Is Drinking Healthy? Alcohol Helps Clean Toxins From the Brain, Study Shows

A little bit of alcohol might help your brain clean itself, new research published Friday in Scientific Reports suggests. The research was done in mice, so it's impossible to say if the benefit is the same for humans. But still.

We already knew that alcohol has some health benefits, Dr. Maiken Nedergaard told Newsweek. "Except for a few types of cancer, including unfortunately breast cancer, alcohol is good for almost everything," said Nedergaard, the director of the Center for Translational Neuromedicine at the University of Rochester Medical Center.

Nedergaard has studied the glymphatic system, a recently discovered system that helps clear waste from the body, since 2012. Her team was also responsible for a 2013 paper showing that sleep was necessary for the system to function.

Their latest work found that low amounts of alcohol could help the glymphatic system work better. In the study, mice were given a "low level" of alcohol, the equivalent of two-and-a half-drinks. Compared to mice who were not given the alcohol, the glymphatic systems of the experimental group showed improved function.

But there's more to the study than that, she said. The researchers found that supportive cells of the brain known as glial cells appeared less inflamed among mice given low doses of alcohol compared to controls. "This might be what I'm most surprised about." Nedergaard thinks this mechanism could explain why the mice's glymphatic systems were working better.

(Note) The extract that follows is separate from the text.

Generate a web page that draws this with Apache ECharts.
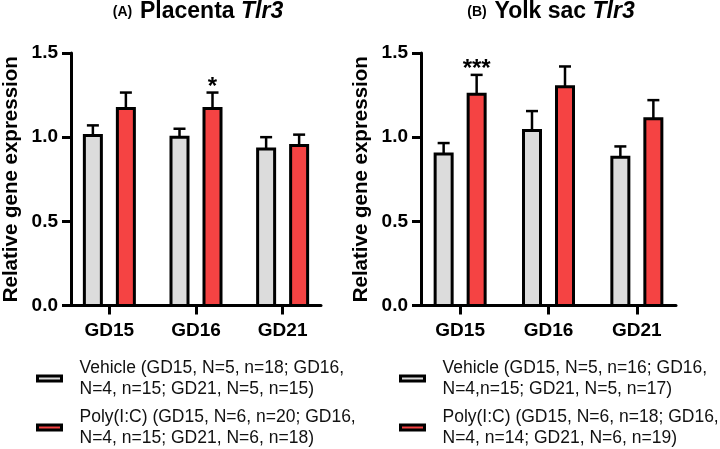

Seeing an improvement among the mice given alcohol went against expectations. "Normally, when you do a study, your control mice are the ones who are doing best," Nedergaard explained. "It's hard to improve something that's already healthy," she said. She and her team repeated the experiment a few times to make sure the results turned out the same; they did.

The results are not necessarily an excuse to go for that third glass of wine. "Of course, we cannot say anything about humans because mice are different. They have a much faster metabolism," Nedergaard said. "If anything, it should be a lower amount in humans." Also, mice that were given higher levels of alcohol showed signs that their glymphatic systems were working more poorly.

Alcohol is included in the national dietary guidelines. Studies have shown that moderate drinking can decrease the risk for heart disease and stroke. Researchers at Louisiana State University reiterated that in a study published Thursday that showed antioxidants, like the ones in red wine, may improve stents. However, the number of drinks per day that would make someone a "moderate" drinker may seem disappointing: just one drink for women and two for men. And the new study from Nedergaard and colleagues reinforces that heavy drinking is bad for your health.

To reduce the chance of abusing alcohol, the National Institute on Alcohol Abuse and Alcoholism recommends women shouldn't have more than seven drinks per week and men shouldn't have more than 14; binge drinking is defined as having more than four or five drinks within a few hours for women and men, respectively.